My daughter came home today with a ring full of math flashcards and a set of instructions about how we could help her memorize these sets of the simple formulas. According to state frameworks, she has to be able to answer these basic equations (9+0=9, 1+6=7, etc.) immediately without thinking or else she receives some kind of failing score on a report somewhere. I’m not sure how I feel about this. She’s in first grade and she loves school, and at the same time, I can see that she’s already sensing what a struggle learning is for her. Given her history of in utero substance abuse, we’ve always known that she would likely have some learning disabilities, or at the very least some significant delays. She spent all of her first few years in Early Intervention before getting transferred to a Special Eduction Individualized Education Plan (IEP) at age three. The IEP is supposed to provide her greater access to the curriculum and development, and I wonder how it works in tandem with her race. At what point will the stigma of being labeled a Special Education student coincide with what study after study shows are the lowered expectations of her race?

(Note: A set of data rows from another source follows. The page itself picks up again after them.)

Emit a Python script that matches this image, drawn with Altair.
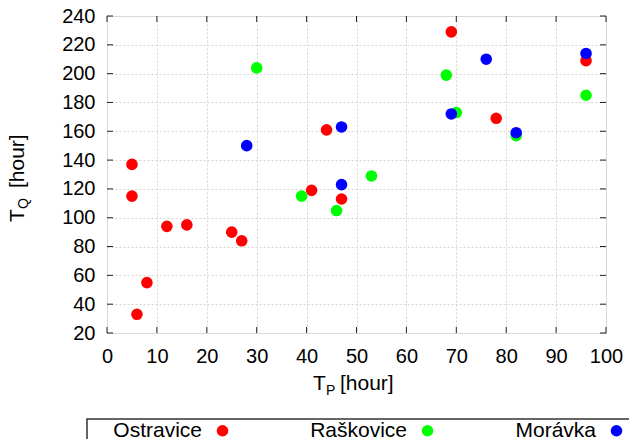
import altair as alt
import pandas as pd

# ---- data ----
ostravice_tp = [5, 5, 6, 8, 12, 16, 25, 27, 41, 44, 47, 69, 78, 96]
ostravice_tq = [137, 115, 33, 55, 94, 95, 90, 84, 119, 161, 113, 229, 169, 209]

raskovice_tp = [30, 39, 46, 53, 68, 70, 82, 96]
raskovice_tq = [204, 115, 105, 129, 199, 173, 157, 185]

moravka_tp = [28, 47, 47, 69, 76, 82, 96]
moravka_tq = [150, 163, 123, 172, 210, 159, 214]

series = ["Ostravice", "Raškovice", "Morávka"]
colors = ["#ff0000", "#00ff00", "#0000ff"]

x_ticks = [0, 10, 20, 30, 40, 50, 60, 70, 80, 90, 100]
y_ticks = [20, 40, 60, 80, 100, 120, 140, 160, 180, 200, 220, 240]

rows = []
for name, xs, ys in [("Ostravice", ostravice_tp, ostravice_tq),
                     ("Raškovice", raskovice_tp, raskovice_tq),
                     ("Morávka", moravka_tp, moravka_tq)]:
    for a, b in zip(xs, ys):
        rows.append({"TP": a, "TQ": b, "station": name})
df = pd.DataFrame(rows)
df["order"] = df["station"].map({s: i for i, s in enumerate(series)})

xt = pd.DataFrame({"TP": x_ticks})
yt = pd.DataFrame({"TQ": y_ticks})
one = pd.DataFrame({"a": [0]})

W, H = 499, 317
FONT = "Liberation Sans"

xscale = alt.Scale(domain=[0, 100], nice=False, zero=False)
yscale = alt.Scale(domain=[20, 240], nice=False, zero=False)

xaxis = alt.Axis(values=x_ticks, title=None, domain=False, ticks=False,
                 labelFontSize=20, labelFont=FONT, labelColor="black",
                 labelPadding=13, grid=True, gridColor="#d4d4d4",
                 gridDash=[2, 2], labelFlush=False, labelOverlap=False,
                 labelBound=False)
yaxis = alt.Axis(values=y_ticks, title=None, domain=False, ticks=False,
                 labelFontSize=20, labelFont=FONT, labelColor="black",
                 labelPadding=12, grid=True, gridColor="#d4d4d4",
                 gridDash=[2, 2], labelFlush=False, labelOverlap=False,
                 labelBound=False)

points = alt.Chart(df).mark_circle(size=135, opacity=1).encode(
    x=alt.X("TP:Q", scale=xscale, axis=xaxis),
    y=alt.Y("TQ:Q", scale=yscale, axis=yaxis),
    color=alt.Color("station:N",
                    scale=alt.Scale(domain=series, range=colors),
                    legend=alt.Legend(
                        title=None, orient="none", direction="horizontal",
                        legendX=105, legendY=404, symbolType="circle",
                        symbolSize=135, symbolStrokeWidth=0,
                        labelFont=FONT, labelFontSize=21, labelColor="black",
                        labelAlign="right", labelOffset={"expr": "-31"},
                        columnPadding=81, padding=0)),
    order=alt.Order("order:Q"),
)

tick_color = "#222222"
bottom_ticks = alt.Chart(xt).mark_rule(color=tick_color).encode(
    x=alt.X("TP:Q", scale=xscale, axis=xaxis), y=alt.value(H), y2=alt.value(H - 6))
top_ticks = alt.Chart(xt).mark_rule(color=tick_color).encode(
    x=alt.X("TP:Q", scale=xscale, axis=xaxis), y=alt.value(0), y2=alt.value(6))
left_ticks = alt.Chart(yt).mark_rule(color=tick_color).encode(
    y=alt.Y("TQ:Q", scale=yscale, axis=yaxis), x=alt.value(0), x2=alt.value(6))
right_ticks = alt.Chart(yt).mark_rule(color=tick_color).encode(
    y=alt.Y("TQ:Q", scale=yscale, axis=yaxis), x=alt.value(W), x2=alt.value(W - 6))

legend_box = alt.Chart(one).mark_rect(fillOpacity=0, stroke="#333333",
                                      strokeWidth=1.5).encode(
    x=alt.value(-20), x2=alt.value(W + 100), y=alt.value(403), y2=alt.value(H + 200))

def txt(s, x, y, size, angle=0):
    return alt.Chart(one).mark_text(text=s, font=FONT, fontSize=size,
                                    align="left", baseline="alphabetic",
                                    angle=angle, color="black").encode(
        x=alt.value(x), y=alt.value(y))

titles = [
    txt("T", 206, 374, 21),
    txt("P", 219, 379, 14),
    txt("[hour]", 233, 374, 21),
    txt("T", -83, 206, 21, 270),
    txt("Q", -79, 193, 14, 270),
    txt("[hour]", -83, 172, 21, 270),
]

chart = alt.layer(points, legend_box, bottom_ticks, top_ticks, left_ticks,
                  right_ticks, *titles).properties(
    width=W, height=H,
    autosize=alt.AutoSizeParams(type="none"),
    padding={"left": 107, "top": 16, "right": 23, "bottom": 106},
).configure_view(stroke="#222222", strokeWidth=1.2).configure(background="white")

chart.save("out.html", embed_options={"renderer": "svg", "actions": False})
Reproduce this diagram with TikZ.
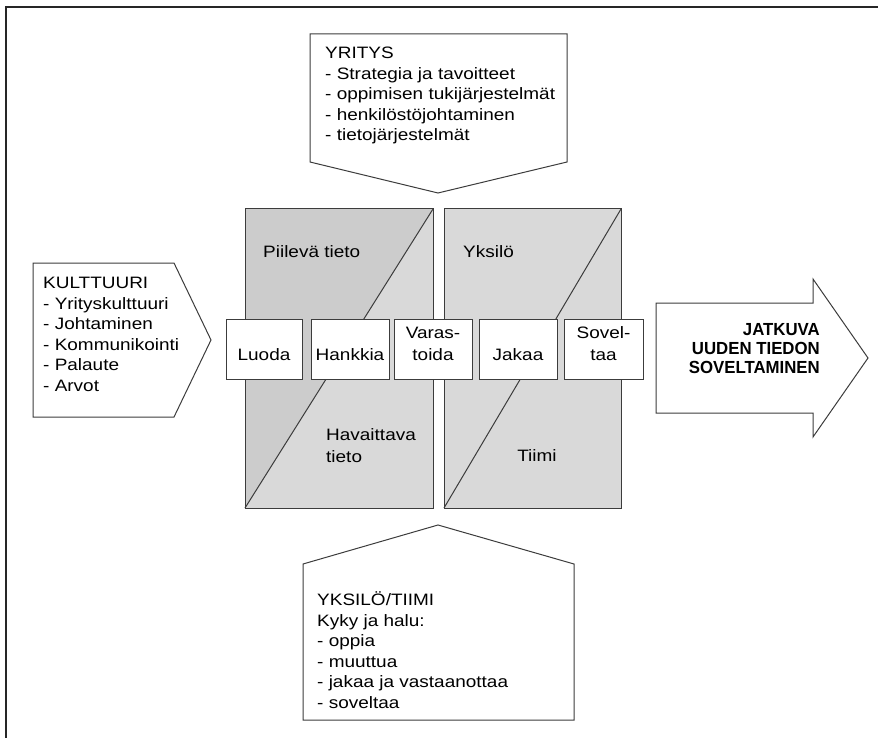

She has an amazing teachers this year; whenever neighbors hear her name, they ask, “Who do you know that you ended up with the best of the best?” The teacher is also black, and she’s doing wonderful things with our daughter, following suit with a white teacher last year who did just about everything an educator can do to show a young black girl that she is worthy of the same expectations and education as the white kids that surround her. And I still wonder if it will be enough.
We do what we can at home. I insist that my husband and I follow Carol S. Dweck’s work on “The Perils and Promises of Praise,” cheering our daughter’s effort in relation to achievement rather than the achievement alone. In the past two months, she’s made tremendous strides in her reading, and I am constantly telling her, “You’ve been working so hard with your reading, and look at how it’s paid off!” She often beams with joy, and I’m hopeful that she’s making the connection between hard work and success, even if the latter doesn’t necessarily mean “the best.” Of course these gains have come as part of educational interventions. She gets pulled out of her classroom environment for 30 minutes a day to build up these skills. Our son is almost surpassing her at sixteen months her junior, and I can see her getting frustrated when he sounds out complicated words with ease. I wonder how often this happens at school for her. How often does she see the other children, the other white children, expending limited effort to reach a point that requires tremendous concentration and effort on her part? Not that there aren’t white children who struggle right along with her of course; they are just one of many though so they fade into individuality in a way my daughter never will in this school system.
We do our best to convey to her that she is perfect just as she is, no matter how hard she has to work at certain things. We tell her that some kids can’t immediately identify a key change in a Broadway ballad like she can, but when the ring full of dozens of equations shows up in an envelope, and I’m making a daily reminder on my phone to spend ten minutes on math, it all sometimes feels so insurmountable. It feels so inevitable that she will become disheartened with the systems that are working against her. I suppose that I too know it’s inevitable that that will happen, and I’m just hopeful that I’m doing the most I can to prepare her for that realization. We all reach that point where we understand that life is inherently unfair; I just hope she doesn’t reach that point too soon.